The outer islands are a different story. They're coral atolls, low and flat, and one of them is the Aldabra Atoll, a UNESCO World Heritage Site and one of the largest raised coral atolls anywhere [4].

Giant Tortoises and a Forest That Predates the Country

Aldabra is where the giant tortoises live. There are around 100,000 of them, which is more than the human population of the entire country and the largest giant tortoise population on Earth [4]. They can live well past 150 years. Some of the ones alive today were already adults when the United States Civil War ended.

On the granite island of Praslin, there's a forest called Vallee de Mai that looks the way the world might have looked before flowering plants took over. It's a palm forest dominated by the coco de mer, which produces the largest seed of any plant on Earth. A single nut can weigh up to 25 kilograms (55 pounds), and they take seven years to ripen [5]. The seed is shaped, accidentally and unmistakably, like a human pelvis. General Charles Gordon visited in 1881 and decided it was the original Garden of Eden. The whole forest is now a UNESCO site, and the Seychellois take poaching of the nuts seriously enough that each one is registered with a serial number.

A Country That Got Its Independence in 1976

The islands were uninhabited when the Portuguese first spotted them in 1502. The French claimed and settled them in the 1750s, the British took over in 1814, and the country only gained independence in 1976 [1]. That's recent. Marcus, who is me, was born only eight years after Seychelles became a country. The first president was overthrown in a coup the next year while he was at a meeting in London, and the second president ruled until 2004. Quiet on the outside, complicated on the inside, which is how a lot of small island nations work.

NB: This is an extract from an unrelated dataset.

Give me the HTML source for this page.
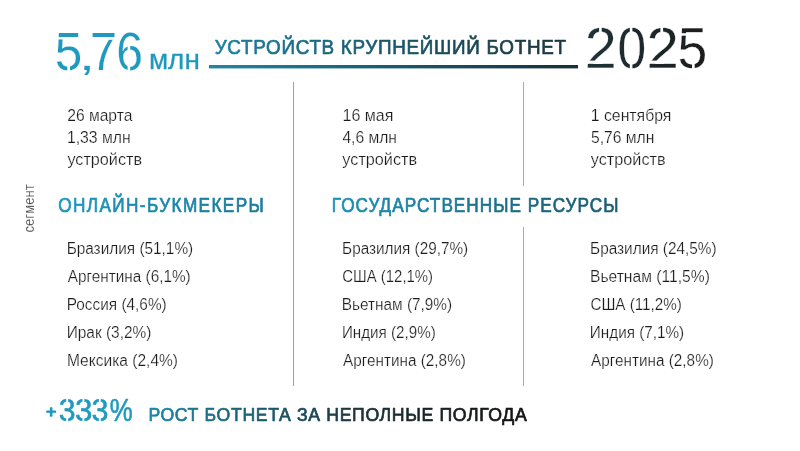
<!DOCTYPE html>
<html lang="ru"><head><meta charset="utf-8"><title>Ботнет 2025</title>
<style>
html,body{margin:0;padding:0;background:#fff;width:800px;height:451px;overflow:hidden}
svg{display:block;will-change:transform}
text{font-family:"Liberation Sans", Arial, sans-serif;}
</style></head><body>
<svg width="800" height="451" viewBox="0 0 800 451">
<defs>
<linearGradient id="gTitle" gradientUnits="userSpaceOnUse" x1="215" y1="0" x2="566" y2="0"><stop offset="0" stop-color="#1b81a1"/><stop offset="0.5" stop-color="#1a5a6e"/><stop offset="1" stop-color="#1b3943"/></linearGradient>
<linearGradient id="gLine" gradientUnits="userSpaceOnUse" x1="209" y1="0" x2="578" y2="0"><stop offset="0" stop-color="#1d88a6"/><stop offset="0.25" stop-color="#1a7089"/><stop offset="0.49" stop-color="#1a5b6d"/><stop offset="1" stop-color="#182f38"/></linearGradient>
<linearGradient id="gYear" gradientUnits="userSpaceOnUse" x1="588" y1="0" x2="705" y2="0"><stop offset="0" stop-color="#1f3238"/><stop offset="1" stop-color="#1c1c1c"/></linearGradient>
<linearGradient id="gH1" gradientUnits="userSpaceOnUse" x1="59" y1="0" x2="263" y2="0"><stop offset="0" stop-color="#1d98be"/><stop offset="1" stop-color="#1a7b9b"/></linearGradient>
<linearGradient id="gH2" gradientUnits="userSpaceOnUse" x1="333" y1="0" x2="617" y2="0"><stop offset="0" stop-color="#1b91b6"/><stop offset="1" stop-color="#1b5f76"/></linearGradient>
<linearGradient id="gBottom" gradientUnits="userSpaceOnUse" x1="150" y1="0" x2="527" y2="0"><stop offset="0" stop-color="#1a86a8"/><stop offset="0.2" stop-color="#1a6a80"/><stop offset="0.37" stop-color="#1b5466"/><stop offset="0.61" stop-color="#1c3138"/><stop offset="1" stop-color="#151515"/></linearGradient>
</defs>
<rect x="209" y="65" width="369" height="3.4" fill="url(#gLine)"/>
<rect x="293" y="82" width="1" height="304" fill="#a0a0a0"/>
<rect x="523" y="82" width="1" height="104" fill="#aaaaaa"/>
<rect x="523" y="227" width="1" height="159" fill="#aaaaaa"/>
<text id="seg" transform="translate(34 232.5) rotate(-90)" font-size="15" fill="#2a2a2a" stroke="#fff" stroke-width="0.22" textLength="48.2" lengthAdjust="spacingAndGlyphs">сегмент</text>
<text id="big576" y="70" font-size="54" fill="#1f9abe" stroke="#fff" stroke-width="0.2"><tspan x="54.75" textLength="27.54" lengthAdjust="spacingAndGlyphs">5</tspan><tspan x="78.25" font-size="40" textLength="17.46" lengthAdjust="spacingAndGlyphs">,</tspan><tspan x="90.05" textLength="27.10" lengthAdjust="spacingAndGlyphs">7</tspan><tspan x="116.16" textLength="26.69" lengthAdjust="spacingAndGlyphs">6</tspan></text>
<text id="mln" x="148.90" y="68.8" font-size="28.5" fill="#1f98bb" stroke="#1f98bb" stroke-width="0.3" stroke-linejoin="round" textLength="50.98" lengthAdjust="spacingAndGlyphs">млн</text>
<text id="title" x="214.65" y="54" font-size="20.5" fill="url(#gTitle)" stroke="url(#gTitle)" stroke-width="0.7" stroke-linejoin="round" textLength="381.96" lengthAdjust="spacing" transform="matrix(0.92 0 0 1 17.172 0)">УСТРОЙСТВ КРУПНЕЙШИЙ БОТНЕТ</text>
<text id="y2025" y="67.6" font-size="57" fill="url(#gYear)" stroke="#fff" stroke-width="0.3"><tspan x="584.87" textLength="31.97" lengthAdjust="spacingAndGlyphs">2</tspan><tspan x="617.44" textLength="28.71" lengthAdjust="spacingAndGlyphs">0</tspan><tspan x="646.41" textLength="32.39" lengthAdjust="spacingAndGlyphs">2</tspan><tspan x="677.41" textLength="29.74" lengthAdjust="spacingAndGlyphs">5</tspan></text>
<text id="info00" x="67.19" y="121" font-size="17" fill="#1c1c1c" stroke="#fff" stroke-width="0.22" textLength="65.20" lengthAdjust="spacingAndGlyphs">26 марта</text>
<text id="info01" x="66.88" y="143" font-size="17" fill="#1c1c1c" stroke="#fff" stroke-width="0.22" textLength="63.74" lengthAdjust="spacingAndGlyphs">1,33 млн</text>
<text id="info02" x="67.44" y="165" font-size="17" fill="#1c1c1c" stroke="#fff" stroke-width="0.22" textLength="74.58" lengthAdjust="spacingAndGlyphs">устройств</text>
<text id="info10" x="342.48" y="121" font-size="17" fill="#1c1c1c" stroke="#fff" stroke-width="0.22" textLength="50.99" lengthAdjust="spacingAndGlyphs">16 мая</text>
<text id="info11" x="342.40" y="143" font-size="17" fill="#1c1c1c" stroke="#fff" stroke-width="0.22" textLength="54.58" lengthAdjust="spacingAndGlyphs">4,6 млн</text>
<text id="info12" x="342.35" y="165" font-size="17" fill="#1c1c1c" stroke="#fff" stroke-width="0.22" textLength="74.77" lengthAdjust="spacingAndGlyphs">устройств</text>
<text id="info20" x="590.73" y="121" font-size="17" fill="#1c1c1c" stroke="#fff" stroke-width="0.22" textLength="80.71" lengthAdjust="spacingAndGlyphs">1 сентября</text>
<text id="info21" x="590.94" y="143" font-size="17" fill="#1c1c1c" stroke="#fff" stroke-width="0.22" textLength="63.47" lengthAdjust="spacingAndGlyphs">5,76 млн</text>
<text id="info22" x="590.79" y="165" font-size="17" fill="#1c1c1c" stroke="#fff" stroke-width="0.22" textLength="74.81" lengthAdjust="spacingAndGlyphs">устройств</text>
<text id="h1" x="58.16" y="212" font-size="20" fill="url(#gH1)" stroke="url(#gH1)" stroke-width="0.7" stroke-linejoin="round" textLength="239.11" lengthAdjust="spacing" transform="matrix(0.86 0 0 1 8.143 0)">ОНЛАЙН-БУКМЕКЕРЫ</text>
<text id="h2" x="331.84" y="212" font-size="20" fill="url(#gH2)" stroke="url(#gH2)" stroke-width="0.7" stroke-linejoin="round" textLength="333.25" lengthAdjust="spacing" transform="matrix(0.86 0 0 1 46.457 0)">ГОСУДАРСТВЕННЫЕ РЕСУРСЫ</text>
<text id="l00" x="66.63" y="253.5" font-size="16" fill="#1c1c1c" stroke="#fff" stroke-width="0.22" textLength="126.55" lengthAdjust="spacingAndGlyphs">Бразилия (51,1%)</text>
<text id="l01" x="67.71" y="281.5" font-size="16" fill="#1c1c1c" stroke="#fff" stroke-width="0.22" textLength="122.97" lengthAdjust="spacingAndGlyphs">Аргентина (6,1%)</text>
<text id="l02" x="66.70" y="309.5" font-size="16" fill="#1c1c1c" stroke="#fff" stroke-width="0.22" textLength="100.00" lengthAdjust="spacingAndGlyphs">Россия (4,6%)</text>
<text id="l03" x="66.73" y="337.5" font-size="16" fill="#1c1c1c" stroke="#fff" stroke-width="0.22" textLength="84.64" lengthAdjust="spacingAndGlyphs">Ирак (3,2%)</text>
<text id="l04" x="66.99" y="365.5" font-size="16" fill="#1c1c1c" stroke="#fff" stroke-width="0.22" textLength="111.04" lengthAdjust="spacingAndGlyphs">Мексика (2,4%)</text>
<text id="l10" x="342.12" y="253.5" font-size="16" fill="#1c1c1c" stroke="#fff" stroke-width="0.22" textLength="126.07" lengthAdjust="spacingAndGlyphs">Бразилия (29,7%)</text>
<text id="l11" x="342.30" y="281.5" font-size="16" fill="#1c1c1c" stroke="#fff" stroke-width="0.22" textLength="90.74" lengthAdjust="spacingAndGlyphs">США (12,1%)</text>
<text id="l12" x="341.81" y="309.5" font-size="16" fill="#1c1c1c" stroke="#fff" stroke-width="0.22" textLength="110.30" lengthAdjust="spacingAndGlyphs">Вьетнам (7,9%)</text>
<text id="l13" x="341.89" y="337.5" font-size="16" fill="#1c1c1c" stroke="#fff" stroke-width="0.22" textLength="93.81" lengthAdjust="spacingAndGlyphs">Индия (2,9%)</text>
<text id="l14" x="343.12" y="365.5" font-size="16" fill="#1c1c1c" stroke="#fff" stroke-width="0.22" textLength="122.71" lengthAdjust="spacingAndGlyphs">Аргентина (2,8%)</text>
<text id="l20" x="590.09" y="253.5" font-size="16" fill="#1c1c1c" stroke="#fff" stroke-width="0.22" textLength="126.56" lengthAdjust="spacingAndGlyphs">Бразилия (24,5%)</text>
<text id="l21" x="589.96" y="281.5" font-size="16" fill="#1c1c1c" stroke="#fff" stroke-width="0.22" textLength="119.90" lengthAdjust="spacingAndGlyphs">Вьетнам (11,5%)</text>
<text id="l22" x="590.46" y="309.5" font-size="16" fill="#1c1c1c" stroke="#fff" stroke-width="0.22" textLength="91.39" lengthAdjust="spacingAndGlyphs">США (11,2%)</text>
<text id="l23" x="589.84" y="337.5" font-size="16" fill="#1c1c1c" stroke="#fff" stroke-width="0.22" textLength="94.33" lengthAdjust="spacingAndGlyphs">Индия (7,1%)</text>
<text id="l24" x="591.12" y="365.5" font-size="16" fill="#1c1c1c" stroke="#fff" stroke-width="0.22" textLength="122.71" lengthAdjust="spacingAndGlyphs">Аргентина (2,8%)</text>
<text id="plus" x="45.98" y="416.9" font-size="17" fill="#1f9abe" stroke="#1f9abe" stroke-width="1.25" stroke-linejoin="round" textLength="10.34" lengthAdjust="spacingAndGlyphs">+</text>
<text id="p333" y="421" font-size="32" fill="#1f9abe" stroke="#1f9abe" stroke-width="0.6" stroke-linejoin="round"><tspan x="58.74" textLength="16.77" lengthAdjust="spacingAndGlyphs">3</tspan><tspan x="75.02" textLength="17.41" lengthAdjust="spacingAndGlyphs">3</tspan><tspan x="91.60" textLength="16.98" lengthAdjust="spacingAndGlyphs">3</tspan><tspan x="109.76" textLength="22.95" lengthAdjust="spacingAndGlyphs">%</tspan></text>
<text id="bottom" x="148.40" y="420.75" font-size="19" fill="url(#gBottom)" stroke="url(#gBottom)" stroke-width="0.7" stroke-linejoin="round" textLength="406.82" lengthAdjust="spacing" transform="matrix(0.93 0 0 1 10.388 0)">РОСТ БОТНЕТА ЗА НЕПОЛНЫЕ ПОЛГОДА</text>
<g fill="#fff">
<rect x="599.1" y="25" width="2.6" height="10"/>
<rect x="585" y="60.6" width="18" height="3.2"/>
<rect x="629.8" y="25" width="2.6" height="10"/>
<rect x="629.8" y="61" width="2.6" height="10"/>
<rect x="660.4" y="25" width="2.7" height="10"/>
<rect x="646" y="60.6" width="18" height="3.2"/>
<rect x="678" y="33.2" width="10" height="2.5"/>
<rect x="692" y="60" width="2.7" height="10"/>
<rect x="55" y="37.2" width="10" height="2.2"/>
<rect x="67.3" y="62" width="2.7" height="10"/>
<rect x="100" y="37.2" width="17" height="2.6"/>
<rect x="127.6" y="43" width="2.6" height="9"/>
<rect x="127.6" y="62" width="2.6" height="10"/>
<rect x="66.2" y="397" width="1.9" height="7.5"/>
<rect x="66.2" y="415.5" width="1.9" height="7"/>
<rect x="82.5" y="397" width="1.8" height="7.5"/>
<rect x="82.5" y="415.5" width="1.8" height="7"/>
<rect x="98.9" y="397" width="1.8" height="7.5"/>
<rect x="98.9" y="415.5" width="1.8" height="7"/>
</g>
</svg>
</body></html>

The population is a blend of African, French, Indian, Chinese, and British roots, and the language they share, Seychellois Creole, evolved from French. About 95 percent of people speak Creole at home, English in government, and French somewhere in the middle [1]. It is the only African country where the majority of people are Christian and speak a French-based Creole as the first language.

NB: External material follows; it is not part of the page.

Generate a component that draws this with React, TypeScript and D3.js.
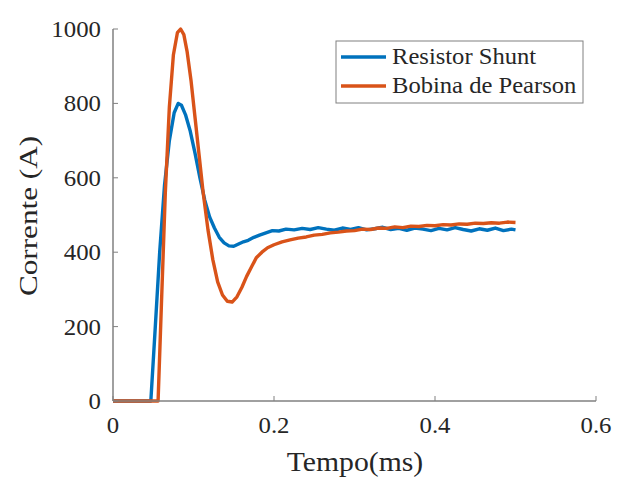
import React, { useRef, useEffect } from 'react';
import * as d3 from 'd3';

// time in ms, current in A
const shuntTime = [0, 0.047, 0.052, 0.058, 0.064, 0.07, 0.076, 0.081, 0.085, 0.09, 0.096, 0.102, 0.108, 0.114, 0.12, 0.126, 0.132, 0.138, 0.144, 0.15, 0.156, 0.162, 0.168, 0.175, 0.182, 0.19, 0.198, 0.206, 0.215, 0.225, 0.235, 0.245, 0.255, 0.265, 0.275, 0.285, 0.295, 0.305, 0.315, 0.325, 0.335, 0.345, 0.355, 0.365, 0.375, 0.385, 0.395, 0.405, 0.415, 0.425, 0.435, 0.445, 0.455, 0.465, 0.475, 0.485, 0.495, 0.5];
const shuntValue = [0, 0, 180, 400, 580, 700, 775, 800, 795, 770, 725, 665, 600, 540, 495, 465, 440, 425, 417, 416, 422, 428, 432, 440, 446, 452, 458, 457, 462, 460, 464, 461, 466, 462, 459, 465, 461, 466, 460, 463, 467, 461, 464, 459, 465, 462, 458, 464, 460, 466, 461, 457, 463, 459, 465, 458, 462, 460];

const pearsonTime = [0, 0.056, 0.06, 0.065, 0.07, 0.075, 0.08, 0.084, 0.088, 0.092, 0.097, 0.102, 0.107, 0.112, 0.118, 0.124, 0.13, 0.136, 0.142, 0.148, 0.154, 0.16, 0.166, 0.172, 0.178, 0.185, 0.192, 0.2, 0.21, 0.22, 0.23, 0.24, 0.25, 0.26, 0.27, 0.28, 0.29, 0.3, 0.31, 0.32, 0.33, 0.34, 0.35, 0.36, 0.37, 0.38, 0.39, 0.4, 0.41, 0.42, 0.43, 0.44, 0.45, 0.46, 0.47, 0.48, 0.49, 0.5];
const pearsonValue = [0, 0, 250, 560, 790, 930, 990, 1000, 985, 940, 860, 760, 660, 560, 460, 380, 320, 285, 268, 266, 280, 305, 335, 360, 385, 400, 412, 420, 428, 433, 438, 441, 446, 448, 452, 454, 457, 458, 462, 461, 465, 464, 468, 466, 470, 469, 472, 471, 474, 473, 476, 475, 478, 477, 479, 478, 481, 480];

const series = [
  { name: 'Resistor Shunt', color: '#0072BD', x: shuntTime, y: shuntValue },
  { name: 'Bobina de Pearson', color: '#D95319', x: pearsonTime, y: pearsonValue },
];

const xTicks = [0, 0.2, 0.4, 0.6];
const yTicks = [0, 200, 400, 600, 800, 1000];

export default function App() {
  const svgRef = useRef<SVGSVGElement | null>(null);

  useEffect(() => {
    if (!svgRef.current) return;
    const svg = d3.select(svgRef.current);
    svg.selectAll('*').remove();

    const font = "'Liberation Serif', 'Times New Roman', Times, serif";
    const textColor = '#262626';
    const axisColor = '#808080';

    // text stretched a bit horizontally, like the source image
    const label = (parent: any, tx: number, ty: number, str: string, size: number,
      anchor = 'start', sx = 1.08, rotate = 0) => {
      parent.append('text')
        .attr('transform', `translate(${tx},${ty}) rotate(${rotate}) scale(${sx},1)`)
        .attr('text-anchor', anchor)
        .style('font-family', font)
        .attr('font-size', size)
        .attr('fill', textColor)
        .text(str);
    };

    const x = d3.scaleLinear().domain([0, 0.6]).range([113, 596]);
    const y = d3.scaleLinear().domain([0, 1000]).range([401, 29]);

    const line = d3.line<[number, number]>()
      .x(d => x(d[0]))
      .y(d => y(d[1]));

    series.forEach(s => {
      const pts = s.x.map((t, i) => [t, s.y[i]] as [number, number]);
      svg.append('path')
        .datum(pts)
        .attr('d', line)
        .attr('fill', 'none')
        .attr('stroke', s.color)
        .attr('stroke-width', 3.4)
        .attr('stroke-linejoin', 'round');
    });

    // axes (left + bottom only, ticks inward)
    svg.append('line')
      .attr('x1', x(0)).attr('x2', x(0.6))
      .attr('y1', y(0)).attr('y2', y(0))
      .attr('stroke', axisColor).attr('stroke-width', 1.5);
    svg.append('line')
      .attr('x1', x(0)).attr('x2', x(0))
      .attr('y1', y(0)).attr('y2', y(1000))
      .attr('stroke', axisColor).attr('stroke-width', 1.5);

    xTicks.forEach(t => {
      svg.append('line')
        .attr('x1', x(t)).attr('x2', x(t))
        .attr('y1', y(0)).attr('y2', y(0) - 5)
        .attr('stroke', axisColor);
      label(svg, x(t), 433, String(t), 23, 'middle');
    });

    yTicks.forEach(v => {
      svg.append('line')
        .attr('x1', x(0)).attr('x2', x(0) + 5)
        .attr('y1', y(v)).attr('y2', y(v))
        .attr('stroke', axisColor);
      label(svg, 101, y(v) + 8, String(v), 23, 'end');
    });

    label(svg, 355, 471, 'Tempo(ms)', 27, 'middle', 1.1);
    label(svg, 37, 216, 'Corrente (A)', 26, 'middle', 1.2, -90);

    // legend
    const legend = svg.append('g').attr('transform', 'translate(336, 41)');
    legend.append('rect')
      .attr('width', 247).attr('height', 62)
      .attr('fill', 'white')
      .attr('stroke', axisColor).attr('stroke-width', 1);
    series.forEach((s, i) => {
      const cy = 16 + i * 29;
      legend.append('line')
        .attr('x1', 5).attr('x2', 50)
        .attr('y1', cy).attr('y2', cy)
        .attr('stroke', s.color).attr('stroke-width', 3.4);
      label(legend, 56, cy + 7, s.name, 23, 'start', 1.07);
    });
  }, []);

  return (
    <svg ref={svgRef} width={618} height={480}
      style={{ position: 'absolute', left: 0, top: 0, background: 'white' }} />
  );
}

Currency, Cost, and the Economy

Seychelles is upper-income by World Bank standards, with one of the highest per capita GDPs in Africa [2]. Tourism drives roughly a quarter of the economy. Fishing, mainly tuna, drives another big chunk. The country runs almost entirely on imports for food and fuel, which makes it expensive. A hotel that would be mid-range in Florida runs you luxury prices here. There's no real backpacker scene. The government decided decades ago to chase high-value, low-volume tourism, and they've stuck with it.

The Seychellois rupee floats freely and has been relatively stable. The capital, Victoria, sits on Mahe and has a population of around 26,000. You can walk across the downtown in about ten minutes. The clock tower in the middle of town is a small-scale copy of one on Vauxhall Bridge in London, which is the kind of colonial detail that turns up in places like this.

The Coco de Mer, Pirates, and a National Symbol

Back to that nut. The coco de mer floats on currents, and for centuries Europeans found them washed up on beaches in India and the Maldives with no idea where they came from. They assumed the trees grew underwater. The nuts were worth more than gold to European royalty in the 1500s. Once the source was found in Seychelles in 1768, the price collapsed almost overnight.

Pirates used the islands as a hideout during the same period. Olivier Levasseur, a French pirate known as La Buse, was hanged in 1730 after allegedly burying a fortune somewhere in the islands. Treasure hunters have been looking for it for almost 300 years. Nothing has turned up. Which, if you think about it, is exactly what makes the legend last.

Frequently Asked Questions

Where is Seychelles located?

Seychelles is an archipelago in the Indian Ocean, about 1,500 kilometers east of the African mainland and northeast of Madagascar. The country consists of 115 islands spread across 1.4 million square kilometers of ocean. The capital, Victoria, sits on the main island of Mahe.

What language do people speak in Seychelles?

Seychelles has three official languages: Seychellois Creole, English, and French. Creole, a French-based language with African and Malagasy influences, is spoken at home by roughly 95 percent of the population. English is used in government and business, while French is common in media and the Catholic Church.

Is Seychelles part of Africa?

Yes, Seychelles is geographically and politically an African country and a member of the African Union. With a population of around 120,000, it is the smallest African country by population. Its cultural identity blends African, European, Indian, and Chinese influences from centuries of trade and colonization.

What is Seychelles famous for?

Seychelles is best known for its granite-boulder beaches, particularly Anse Source d'Argent on La Digue, which is one of the most photographed beaches in the world. Other draws include giant Aldabra tortoises, the coco de mer nut, world-class diving, luxury resorts, and the UNESCO-listed Vallee de Mai palm forest on Praslin.

Is Seychelles expensive to visit?

Yes, Seychelles is one of the more expensive destinations in the world. The government has long favored high-value, low-volume tourism, so most accommodations are mid-range to luxury, and food and fuel are imported. Budget travel is possible through guesthouses and self-catering, but costs are still well above most tropical destinations.